The first step you take when travelling is deciding what you want to achieve from your trip; namely where you want to go, and what you hope to do whilst you’re there.
Why am I going?
People travel for all kinds of reasons; to figure themselves out, to visit family or friends abroad, to see a place they’ve always dreamed of visiting or to take a break from the mundanity of the 9 to 5 slog, to name a few. I’m fresh out of university and I’m not certain what to do next. Should I study more? Should I get a job? If so, what subject do I choose? What career path do I take? And where should I go? A lot of people my age are in the same boat, and many are using evasion tactics. They’re adding extra years to their degrees or moving back in with mum and dad to stave off making a decision. I’m sure that many would argue that I’m doing exactly the same thing by squandering my savings on a “gap year”, but I don’t really see it that way.

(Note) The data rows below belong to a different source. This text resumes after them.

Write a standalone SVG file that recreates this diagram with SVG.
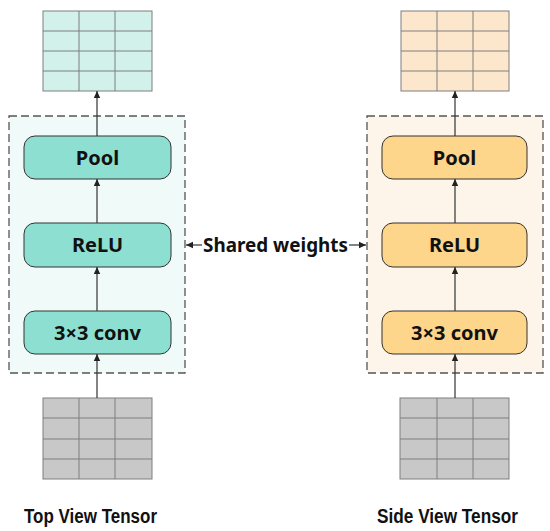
<svg xmlns="http://www.w3.org/2000/svg" width="550" height="531" viewBox="0 0 550 531">
<defs>
<style>
.grid line{stroke:#7f7f7f;stroke-width:1}
.gb{stroke:#7f7f7f;stroke-width:1}
.dash{stroke:#555;stroke-width:1.3;stroke-dasharray:8 4}
.node{stroke:#333;stroke-width:1}
.t{fill:#f0fbf9}
.o{fill:#fdf4ea}
.tn{fill:#8de0d1}
.on{fill:#fdd58b}
.lbl{font-family:"Noto Sans","Open Sans",sans-serif;font-weight:bold;font-size:20px;fill:#111;text-anchor:middle}
.cap{font-family:"Liberation Sans",Arial,sans-serif;font-weight:bold;font-size:20px;fill:#111}
.c line{stroke:#333;stroke-width:1.2;fill:none}
</style>
<marker id="ah" markerWidth="8" markerHeight="8" refX="7" refY="4" orient="auto" markerUnits="userSpaceOnUse">
<path d="M0,0.8 L7,4 L0,7.2 Z" fill="#222"/>
</marker>
</defs>
<rect width="550" height="531" fill="#fff"/>

<g id="left-container"><rect x="9" y="116" width="176" height="257" class="t dash"/></g>
<g id="right-container"><rect x="367" y="116" width="176" height="257" class="o dash"/></g>

<g id="top-out-grid" class="grid">
<rect x="43" y="11" width="109" height="80" fill="#d2f1ea" class="gb"/>
<line x1="79" y1="11" x2="79" y2="91"/><line x1="115" y1="11" x2="115" y2="91"/>
<line x1="43" y1="31" x2="152" y2="31"/><line x1="43" y1="51" x2="152" y2="51"/><line x1="43" y1="71" x2="152" y2="71"/>
</g>
<g id="side-out-grid" class="grid">
<rect x="401" y="11" width="108" height="80" fill="#fde7cc" class="gb"/>
<line x1="437" y1="11" x2="437" y2="91"/><line x1="473" y1="11" x2="473" y2="91"/>
<line x1="401" y1="31" x2="509" y2="31"/><line x1="401" y1="51" x2="509" y2="51"/><line x1="401" y1="71" x2="509" y2="71"/>
</g>
<g id="top-in-grid" class="grid">
<rect x="43" y="398" width="109" height="81" fill="#c8c8c8" class="gb"/>
<line x1="79" y1="398" x2="79" y2="479"/><line x1="115" y1="398" x2="115" y2="479"/>
<line x1="43" y1="418" x2="152" y2="418"/><line x1="43" y1="439" x2="152" y2="439"/><line x1="43" y1="459" x2="152" y2="459"/>
</g>
<g id="side-in-grid" class="grid">
<rect x="400" y="398" width="109" height="81" fill="#c8c8c8" class="gb"/>
<line x1="437" y1="398" x2="437" y2="479"/><line x1="473" y1="398" x2="473" y2="479"/>
<line x1="400" y1="418" x2="509" y2="418"/><line x1="400" y1="439" x2="509" y2="439"/><line x1="400" y1="459" x2="509" y2="459"/>
</g>

<g id="left-pool"><rect x="24" y="136" width="147" height="43" rx="11" class="node tn"/><text x="97.5" y="164.5" class="lbl">Pool</text></g>
<g id="left-relu"><rect x="24" y="223" width="147" height="44" rx="11" class="node tn"/><text x="97.5" y="252" class="lbl">ReLU</text></g>
<g id="left-conv"><rect x="24" y="311" width="147" height="43" rx="11" class="node tn"/><text x="97.5" y="339.5" class="lbl">3×3 conv</text></g>
<g id="right-pool"><rect x="382" y="136" width="145" height="43" rx="11" class="node on"/><text x="454.5" y="164.5" class="lbl">Pool</text></g>
<g id="right-relu"><rect x="382" y="223" width="145" height="44" rx="11" class="node on"/><text x="454.5" y="252" class="lbl">ReLU</text></g>
<g id="right-conv"><rect x="382" y="311" width="145" height="43" rx="11" class="node on"/><text x="454.5" y="339.5" class="lbl">3×3 conv</text></g>

<g id="connectors" class="c">
<line x1="97" y1="398" x2="97" y2="354" marker-end="url(#ah)"/>
<line x1="97" y1="311" x2="97" y2="267" marker-end="url(#ah)"/>
<line x1="97" y1="223" x2="97" y2="179" marker-end="url(#ah)"/>
<line x1="97" y1="136" x2="97" y2="91" marker-end="url(#ah)"/>
<line x1="455" y1="398" x2="455" y2="354" marker-end="url(#ah)"/>
<line x1="455" y1="311" x2="455" y2="267" marker-end="url(#ah)"/>
<line x1="455" y1="223" x2="455" y2="179" marker-end="url(#ah)"/>
<line x1="455" y1="136" x2="455" y2="91" marker-end="url(#ah)"/>
<line x1="202" y1="245" x2="186" y2="245" marker-end="url(#ah)"/>
<line x1="349" y1="245" x2="366" y2="245" marker-end="url(#ah)"/>
</g>
<text x="275.5" y="251.5" class="lbl" textLength="145" lengthAdjust="spacingAndGlyphs">Shared weights</text>

<text x="24" y="523" class="cap" textLength="133" lengthAdjust="spacingAndGlyphs">Top View Tensor</text>
<text x="377" y="523" class="cap" textLength="141" lengthAdjust="spacingAndGlyphs">Side View Tensor</text>
</svg>
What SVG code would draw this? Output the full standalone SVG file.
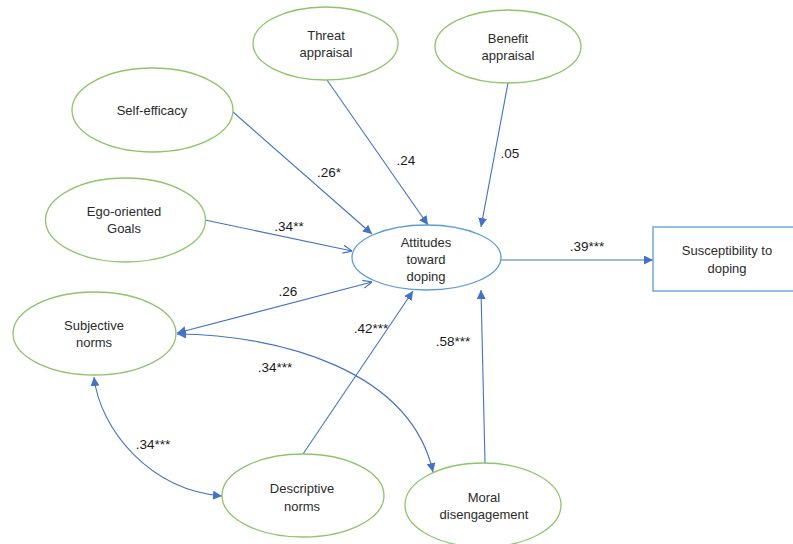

There are countless places in the world I want to see and I want to make up my own mind about them; not just trust the word of a guidebook or fellow traveller. I want to observe different cultures, understand the intertwining histories and hear both sides of the story, have an audience with the famous monuments and taste the cuisines. That’s motivation enough for me to get up and go (like you wouldn’t believe). But this trip has another purpose; I’m not just after one long holiday! I hope that it will help me decide what career I want to commit to. I plan to seek opportunities to learn new skills and increase my knowledge. Meet people who can offer me advice. By this I mean volunteer and work, as well as sightsee and go out partying. But enough explanation.
Where am I going?
So as I have already mentioned, although I have some money saved, I’m not exactly rolling in it (and the less said about my student debt the better!). You may have heard of the Working Holiday Visa programme offered by various countries to British citizens. Canada, Japan, Australia… pay for the visa and you’re entitled to work there for up to a year. I haven’t applied for one yet, but my plan is to head to New Zealand and work there for a time. No language barrier and not too different a culture, popular with Britons and fewer animals that can kill you than in Oz. Plus the natural beauty of the country is indescribable.
But New Zealand is pretty far away and a direct flight there would mean missing out on a ton of incredible places in between.
The list of destinations is long; Japan, Russia, Thailand, Vietnam, Australia, USA, Canada… maybe more. Possibly less. My plans are fairly fluid and my ambitions pretty big, maybe even naively so. I’m still working out the possible itinerary, trying to fit in with as many friends and contacts as possible, but a plan may be taking shape. A little more search is required before I feel like publishing it on here though!
In the meantime…
Because my university’s graduation ceremony takes place on the 22nd of October at the Royal Albert Hall in London, I’m not planning on leaving Europe before then. However I have a bit of money saved, some hospitable friends scattered about, and an extremely impatient nature that is leading me to do a trip to the mainland starting at the end of August. Patricia has invited me to stay in Santiago de Compostela, Northern Spain. Richard has asked me to drop in on him in Lausanne, Switzerland. Isabel says she’ll show me round Berlin, Germany. With places like Madrid, the south of France and Oktoberfest conveniently located on the way I can see a pretty awesome itinerary forming. I’d also like to take the opportunity to venture into Scandinavia, some countries I know less well, and do some volunteer work there. Staying in youth hostels and interrailing about to save cash means this trip needn’t break the bank!
A more sensible person would possibly use this time to get a job, learn transferable skills and increase the travel funds. But I say to that person that that’s boring and I’ve worked hard enough for the past three years! !!